My friend, Dayna, and I have been friends for a decade and we share almost none of the list above. We have been discussing what constitutes friendship and we came up with this list:
- Ability to hold space for the other person
- Respected boundaries
- Psychological safety
- Open, direct, and clear conversation
- Mutual respect
- Mutual disclosure: if you’re the one always listening, and not disclosing = this is not friendship
- The willingness to confront what is uncomfortable
- Accountability (“You told me you’d be there by 5, you’ve been late now the last four times we’ve hung out. It’s disrespectful and I feel like I cant rely on you”)
- Saying hard things to that person’s face instead of to other people about them
- Sincere apologies
- It’s work
- You learn + grow from each other
- You show up when it matters and when it doesn’t
- Mutual admiration
- Shared interests
It’s fun to grab drinks with people you can laugh about stories from 20 years ago or share your frustration about the construction on Pinecrest Ave or talk about whether or not you were invited to Cole’s party and what you’ll bring to Tanya’s wedding or have a full conversation in obscure movie quotes.
These kinds of connections matter. But they will never fill your intimacy cup – which is one of the most important cups in life.
Loneliness kills more people than heart disease and if all you have are convenience relationships, the bill eventually comes due. Being surrounded by people and bouncing to-and-from social engagements does not mean you have any friends.
There is space for all kinds of relationships and you need all of them.
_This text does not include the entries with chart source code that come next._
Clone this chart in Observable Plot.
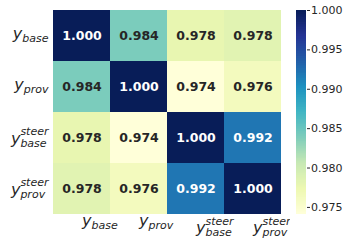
<!DOCTYPE html>
<html><head><meta charset="utf-8">
<script src="https://cdn.jsdelivr.net/npm/d3@7"></script>
<script src="https://cdn.jsdelivr.net/npm/@observablehq/plot@0.6"></script>
<style>
html,body{margin:0;padding:0;background:#fff;}
#chart{display:flex;width:349px;height:246px;overflow:hidden;}
#chart svg{display:block;}
</style></head><body><div id="chart"></div>
<script>
// Variables (tick labels): "main^sup_sub"
const variables = ["y_base", "y_prov", "y^steer_base", "y^steer_prov"];
// Correlation matrix rows
const corrRow1 = [1.000, 0.9840, 0.9778, 0.9784];
const corrRow2 = [0.9840, 1.000, 0.9741, 0.9763];
const corrRow3 = [0.9778, 0.9741, 1.000, 0.9920];
const corrRow4 = [0.9784, 0.9763, 0.9920, 1.000];
// Colorbar tick values
const colorbarTicks = [0.975, 0.980, 0.985, 0.990, 0.995, 1.000];
// YlGnBu colormap stops
const ylgnbu = ["#ffffd9","#edf8b1","#c7e9b4","#7fcdbb","#41b6c4","#1d91c0","#225ea8","#253494","#081d58"];

const rows = [corrRow1, corrRow2, corrRow3, corrRow4];
const cells = rows.flatMap((r, i) => r.map((v, j) => ({row: variables[i], col: variables[j], v})));
const vmin = d3.min(cells, d => d.v), vmax = d3.max(cells, d => d.v);
const colorOpts = {type: "linear", domain: [vmin, vmax], interpolate: d3.piecewise(d3.interpolateRgb, ylgnbu)};
const FONT = "DejaVu Sans";
const INK = "#262626";

const main = Plot.plot({
  width: 290, height: 246,
  marginLeft: 51, marginRight: 8, marginTop: 10, marginBottom: 32,
  style: {fontFamily: FONT, background: "white", color: INK},
  x: {domain: variables, padding: 0, axis: null, label: null},
  y: {domain: variables, padding: 0, axis: null, label: null},
  color: colorOpts,
  marks: [
    Plot.cell(cells, {x: "col", y: "row", fill: "v", inset: 0}),
    Plot.text(cells, {x: "col", y: "row", text: d => d.v.toFixed(3),
      fill: d => d.v > 0.99 ? "white" : INK, fontWeight: "bold", fontSize: 12.5}),
    Plot.axisX({anchor: "bottom", label: null, tickSize: 0, tickPadding: 0, textAnchor: "start", fontSize: 16, fill: INK}),
    Plot.axisY({anchor: "left", label: null, tickSize: 0, tickPadding: 3, fontSize: 16, fill: INK})
  ]
});

const nSteps = 120;
const steps = d3.range(nSteps).map(i => {
  const a = vmin + (vmax - vmin) * i / nSteps;
  const b = Math.min(vmax, vmin + (vmax - vmin) * (i + 1.6) / nSteps);
  return {a, b, m: vmin + (vmax - vmin) * (i + 0.5) / nSteps};
});

const cbar = Plot.plot({
  width: 59, height: 246,
  marginLeft: 6, marginRight: 43, marginTop: 10, marginBottom: 32,
  style: {fontFamily: FONT, background: "white", color: INK},
  x: {domain: [0, 1], axis: null},
  y: {domain: [vmin, vmax], axis: null},
  color: colorOpts,
  marks: [
    Plot.rect(steps, {x1: 0, x2: 1, y1: "a", y2: "b", fill: "m"}),
    Plot.axisY(colorbarTicks, {anchor: "right", label: null, tickSize: 3, tickPadding: 1.5,
      tickFormat: d3.format(".3f"), fontSize: 11, fill: INK, stroke: INK})
  ]
});

const chart = document.getElementById("chart");
chart.append(main, cbar);

// Render tick labels as math-style text: italic main letter with super/subscripts
const NS = "http://www.w3.org/2000/svg";
function mathLabel(textEl, isX) {
  const s = textEl.textContent;
  const m = s.match(/^(\w)(?:\^(\w+))?_(\w+)$/);
  if (!m) return;
  while (textEl.firstChild) textEl.removeChild(textEl.firstChild);
  const mk = (str, size) => {
    const t = document.createElementNS(NS, "tspan");
    t.textContent = str;
    t.setAttribute("font-size", size);
    t.setAttribute("font-style", "italic");
    textEl.appendChild(t);
    return t;
  };
  const hasSup = !!m[2];
  if (isX) textEl.setAttribute("y", hasSup ? 18.5 : 11.5);
  else textEl.setAttribute("y", hasSup ? 5.5 : 3);
  mk(m[1], 16);
  const sub = mk(m[3], 11);
  sub.setAttribute("dy", 3);
  if (hasSup) {
    const sup = mk(m[2], 11);
    sup.setAttribute("dy", -11.5);
    sup.setAttribute("dx", -sub.getComputedTextLength());
  }
}
main.querySelectorAll('g[aria-label="x-axis tick label"] text').forEach(t => mathLabel(t, true));
main.querySelectorAll('g[aria-label="y-axis tick label"] text').forEach(t => mathLabel(t, false));
</script>
</body></html>
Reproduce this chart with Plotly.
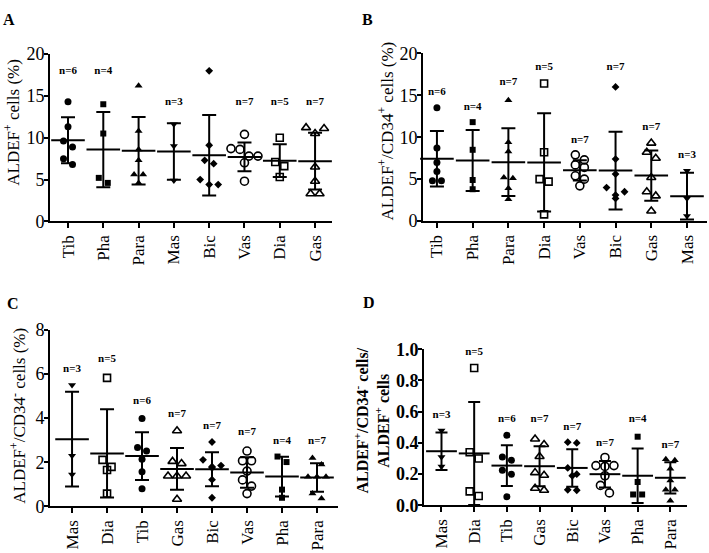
import plotly.graph_objects as go

W, H = 709, 553
FONT = "Liberation Serif"

# ---------------- data ----------------
A_cats = ["Tib", "Pha", "Para", "Mas", "Bic", "Vas", "Dia", "Gas"]
A_points = [
    [14.3, 11.3, 9.6, 8.9, 7.5, 6.8],
    [14.0, 10.5, 5.2, 4.6],
    [16.2, 10.8, 8.6, 7.3, 5.6, 5.6, 4.6],
    [11.6, 9.0, 4.9],
    [18.0, 9.1, 7.3, 6.9, 5.0, 4.4, 4.4],
    [10.4, 8.7, 8.6, 7.8, 7.8, 7.0, 4.8],
    [10.0, 7.1, 6.6, 5.3],
    [11.2, 11.1, 10.5, 6.5, 4.8, 3.3, 3.3],
]
A_mean = [9.71, 8.58, 8.44, 8.35, 7.9, 7.7, 7.26, 7.2]
A_sd = [2.75, 4.5, 4.03, 3.38, 4.8, 1.72, 1.96, 3.4]
A_n = [6, 4, 7, 3, 7, 7, 5, 7]
A_n_y = [18.0, 18.0, 20.1, 14.2, 20.1, 14.2, 14.2, 14.2]

B_cats = ["Tib", "Pha", "Para", "Dia", "Vas", "Bic", "Gas", "Mas"]
B_points = [
    [13.5, 8.7, 7.0, 5.9, 4.8, 4.8],
    [11.8, 8.5, 4.9, 3.8],
    [14.4, 9.4, 8.3, 5.2, 5.1, 3.9, 2.6],
    [16.4, 8.2, 5.0, 4.7, 0.8],
    [7.9, 7.3, 6.7, 6.4, 5.4, 5.0, 4.2],
    [16.0, 7.4, 5.6, 4.0, 3.5, 3.1, 2.7],
    [9.3, 8.2, 7.5, 5.2, 3.5, 3.0, 1.2],
    [6.0, 2.7, 0.6],
]
B_mean = [7.43, 7.22, 7.03, 7.0, 6.05, 6.02, 5.43, 2.97]
B_sd = [3.3, 3.63, 4.05, 5.85, 1.2, 4.64, 3.0, 2.78]
B_n = [6, 4, 7, 5, 7, 7, 7, 3]
B_n_y = [15.4, 13.6, 16.6, 18.3, 9.6, 18.3, 11.2, 7.85]

C_cats = ["Mas", "Dia", "Tib", "Gas", "Bic", "Vas", "Pha", "Para"]
C_points = [
    [5.5, 2.3, 1.45],
    [5.83, 2.11, 1.79, 1.65, 0.58],
    [3.98, 2.67, 2.51, 2.14, 1.57, 0.8],
    [3.43, 2.04, 1.94, 1.38, 1.38, 1.38, 0.32],
    [2.92, 2.11, 1.85, 1.8, 1.75, 1.21, 0.39],
    [2.51, 2.07, 2.07, 1.6, 1.2, 0.92, 0.58],
    [2.26, 2.01, 0.76, 0.39],
    [2.19, 1.9, 1.34, 1.34, 1.34, 0.58, 0.36],
]
C_mean = [3.05, 2.4, 2.28, 1.7, 1.68, 1.54, 1.35, 1.31]
C_sd = [2.15, 2.0, 1.08, 0.95, 0.77, 0.69, 0.9, 0.65]
C_n = [3, 5, 6, 7, 7, 7, 4, 7]
C_n_y = [6.22, 6.66, 4.77, 4.18, 3.64, 3.35, 2.94, 2.94]

D_cats = ["Mas", "Dia", "Tib", "Gas", "Bic", "Vas", "Pha", "Para"]
D_points = [
    [0.48, 0.31, 0.25],
    [0.88, 0.34, 0.30, 0.09, 0.06],
    [0.45, 0.31, 0.29, 0.225, 0.2, 0.056],
    [0.425, 0.39, 0.313, 0.21, 0.193, 0.11, 0.097],
    [0.405, 0.40, 0.24, 0.2, 0.19, 0.1, 0.097],
    [0.307, 0.255, 0.255, 0.25, 0.19, 0.128, 0.08],
    [0.44, 0.15, 0.07, 0.07],
    [0.295, 0.29, 0.235, 0.16, 0.1, 0.1, 0.03],
]
D_mean = [0.347, 0.333, 0.255, 0.251, 0.24, 0.2, 0.19, 0.177]
D_sd = [0.12, 0.33, 0.13, 0.128, 0.12, 0.085, 0.175, 0.1]
D_n = [3, 5, 6, 7, 7, 7, 4, 7]
D_n_y = [0.58, 0.98, 0.55, 0.55, 0.5, 0.4, 0.55, 0.385]

A_title = "ALDEF<sup>+</sup> cells (%)"
B_title = "ALDEF<sup>+</sup>/CD34<sup>+</sup> cells (%)"
C_title = "ALDEF<sup>+</sup>/CD34<sup>-</sup> cells (%)"
D_title = "<b>ALDEF<sup>+</sup>/CD34<sup>-</sup> cells/</b><br><b>ALDEF<sup>+</sup> cells</b>"

# ---------------- styles ----------------
MARKERS = {
    "Tib": ("circle", 7, 0),
    "Pha": ("square", 6, 0),
    "Para": ("triangle-up", 7, 0),
    "Mas": ("triangle-down", 7, 0),
    "Bic": ("diamond", 6, 0),
    "Vas": ("circle-open", 8, 1.6),
    "Dia": ("square-open", 7, 1.6),
    "Gas": ("triangle-up-open", 8, 1.6),
}

PANELS = [
    dict(key="A", cats=A_cats, pts=A_points, mean=A_mean, sd=A_sd, n=A_n, ny=A_n_y,
         box=(50, 332, 45.7, 219.3), xr=(-0.51, 7.48), yr=(0, 20), dtick=5, fmt="",
         mw=24, cap=7, title=A_title, tpos=(12, 117), letter=(9, 10), bold=False),
    dict(key="B", cats=B_cats, pts=B_points, mean=B_mean, sd=B_sd, n=B_n, ny=B_n_y,
         box=(423, 707, 45, 219), xr=(-0.39, 7.56), yr=(0, 20), dtick=5, fmt="",
         mw=24, cap=7, title=B_title, tpos=(386, 126), letter=(367, 10), bold=False),
    dict(key="C", cats=C_cats, pts=C_points, mean=C_mean, sd=C_sd, n=C_n, ny=C_n_y,
         box=(50, 338, 332, 515), xr=(-0.63, 7.6), yr=(0, 8), dtick=2, fmt="",
         mw=24, cap=7, title=C_title, tpos=(18, 421), letter=(13, 304), bold=False),
    dict(key="D", cats=D_cats, pts=D_points, mean=D_mean, sd=D_sd, n=D_n, ny=D_n_y,
         box=(424, 687, 352, 514), xr=(-0.535, 7.51), yr=(0, 1.0), dtick=0.2, fmt=".1f",
         mw=22, cap=6, title=D_title, tpos=(372, 426), letter=(369, 303), bold=True),
]


def swarm_offsets(vals, ppu, ppc, row_px=8.0, step_px=9.0):
    """Column-scatter spreading: points closer than row_px vertically share a row."""
    order = sorted(range(len(vals)), key=lambda i: -vals[i])
    rows, cur = [], [order[0]]
    for i in order[1:]:
        if (vals[cur[0]] - vals[i]) * ppu < row_px:
            cur.append(i)
        else:
            rows.append(cur)
            cur = [i]
    rows.append(cur)
    offs = [0.0] * len(vals)
    for r in rows:
        k = len(r)
        if k == 3:
            pattern = [-1, 1, 0]
        else:
            pattern = [j - (k - 1) / 2 for j in range(k)]
        for idx, p in zip(r, pattern):
            offs[idx] = p * step_px / ppc
    return offs


fig = go.Figure()
layout_axes = {}
annotations = []

for pi, P in enumerate(PANELS):
    ax = "" if pi == 0 else str(pi + 1)
    xref, yref = "x" + ax, "y" + ax
    L, R, T, B = P["box"]
    ppc = (R - L) / (P["xr"][1] - P["xr"][0])
    ppu = (B - T) / (P["yr"][1] - P["yr"][0])

    for ci, cat in enumerate(P["cats"]):
        vals = P["pts"][ci]
        offs = swarm_offsets(vals, ppu, ppc)
        sym, size, lw = MARKERS[cat]
        fig.add_trace(go.Scatter(
            x=[ci + o for o in offs], y=vals, mode="markers",
            xaxis=xref, yaxis=yref, showlegend=False, hoverinfo="y",
            marker=dict(symbol=sym, size=size, color="black",
                        line=dict(color="black", width=lw)),
            cliponaxis=False,
        ))

    # mean +/- SD
    fig.add_trace(go.Scatter(
        x=list(range(len(P["cats"]))), y=P["mean"], mode="markers",
        xaxis=xref, yaxis=yref, showlegend=False, hoverinfo="y",
        marker=dict(symbol="line-ew", size=P["mw"], color="black",
                    line=dict(color="black", width=2)),
        error_y=dict(type="data", array=P["sd"], visible=True, color="black",
                     thickness=2, width=P["cap"]),
        cliponaxis=False,
    ))

    # n labels
    fig.add_trace(go.Scatter(
        x=list(range(len(P["cats"]))), y=P["ny"], mode="text",
        text=[f"<b>n={v}</b>" for v in P["n"]],
        textfont=dict(family=FONT, size=11, color="black"),
        xaxis=xref, yaxis=yref, showlegend=False, hoverinfo="skip",
        cliponaxis=False,
    ))

    ytickfont = dict(family=FONT, size=18, color="black",
                     weight="bold" if P["bold"] else "normal")
    layout_axes["xaxis" + ax] = dict(
        domain=[L / W, R / W], range=list(P["xr"]), anchor=yref,
        tickmode="array", tickvals=list(range(len(P["cats"]))), ticktext=P["cats"],
        tickangle=-90, tickfont=dict(family=FONT, size=17, color="black"),
        showline=True, linewidth=2, linecolor="black", ticks="outside",
        ticklen=5, tickwidth=2, tickcolor="black", showgrid=False, zeroline=False,
        fixedrange=True,
    )
    layout_axes["yaxis" + ax] = dict(
        domain=[1 - B / H, 1 - T / H], range=list(P["yr"]), anchor=xref,
        dtick=P["dtick"], tick0=0, tickformat=P["fmt"], tickfont=ytickfont,
        showline=True, linewidth=2, linecolor="black", ticks="outside",
        ticklen=4, tickwidth=2, tickcolor="black", showgrid=False, zeroline=False,
        ticklabelstandoff=-4, fixedrange=True,
    )

    tx, ty = P["tpos"]
    annotations.append(dict(
        text=P["title"], x=tx / W, y=1 - ty / H, xref="paper", yref="paper",
        xanchor="center", yanchor="middle", textangle=-90, showarrow=False,
        font=dict(family=FONT, size=17 if not P["bold"] else 16, color="black"),
    ))
    lx, ly = P["letter"]
    annotations.append(dict(
        text="<b>" + P["key"] + "</b>", x=lx / W, y=1 - ly / H, xref="paper", yref="paper",
        xanchor="center", yanchor="middle", showarrow=False,
        font=dict(family=FONT, size=16, color="black"),
    ))

fig.update_layout(
    width=W, height=H, margin=dict(l=0, r=0, t=0, b=0),
    paper_bgcolor="white", plot_bgcolor="white",
    annotations=annotations, **layout_axes,
)

fig.write_html("out.html", config={"displayModeBar": False},
               post_script="document.body.style.margin='0px';")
But you can’t over-index on convenience relationships and then act shocked when you’re lonely, sad, and alone.
That we continue to act like we have this bucket filled when most of us are running on empty is a modern-day tragedy.
We’re connected, but not connecting.
In an era when we are allegedly more connected than ever – that this connection is not leading to increased intimacy means we are confused about what it means to be connected.
What it means to show up for someone.
What it means to be a friend.
I invite you to audit your own circle and figure out who is a relationship of convenience and who is a friend. You’ve hit the jackpot if you have more than 1. But if you have even one, you’re rich.
To my friends. You know who you are. And you’ve made me very rich.
PS: If you are unfamiliar with this topic, highly recommend this piece.
In that same vein, Justin Baldoni’s Man Enough movement is singlehandedly pioneering the future and, I believe, will solve this problem. Here’s his TED talk on why I’m done trying to be “man enough.” It’s a great place to start.
PPS: Yes, I know, part of this is a semantics game and “there are many ways to be a friend.” BUT I’d like to challenge us to raise the bar for what we expect of others and ourselves. Intimacy, connection, and partnership are privileges and gifts. And they are ESSENTIAL. They are the things that make life worth living.
It breaks my heart to think that so many people live in a hyperconnected world and feel disconnected, isolated, and alone.
To that end: I’m working on a way to connect you all (on this list) to each other.